Of course, TAC and other antiwar conservatives and libertarians were warning about removing a bulwark to Iranian power in the region before the invasion, and we continued pointing out the gains Iran had made in the years that followed. The process of “handing over” the country to Iran’s orbit was already happening while the U.S. was occupying Iraq with more than 150,000 troops, so it is hardly a new development and it would not have been prevented or undone by keeping 10,000 soldiers there. The prospect of Iranian power wasn’t our principal objection to the war, nor was it the most important, but opponents of the Iraq war could see very clearly before and after it happened that overthrowing Saddam Hussein would benefit Iran’s government.

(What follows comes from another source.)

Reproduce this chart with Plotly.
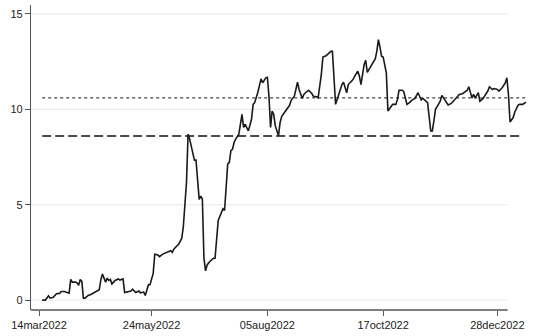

Supporters of the invasion deluded themselves (or lied) when they argued that toppling the Iraqi government would undermine other authoritarian regimes in the region, including Iran’s, and they failed to anticipate one of the most easily foreseeable results of the war they backed. Failing to anticipate likely consequences of war isn’t unusual for interventionists, but they were particularly inept in this instance. There is no question that Iran has far greater influence in Iraq after the war than it did before, but this was obvious a decade ago and was hard to miss even before that.

That is not a problem for the U.S. to “solve” now, but it is a direct result of stupid, aggressive policies that the people that now advocate for hostility towards Iran supported at the start of this century. One lesson to draw from all this is that hawks are notoriously bad at estimating the likely effects of their preferred policies, and the policies they support almost always backfire and produce worse outcomes. Hawks have had an uncanny knack for backing the policies that boost Iranian influence in the region after claiming that they will do the opposite, and that is one more reason why we should ignore their policy recommendations.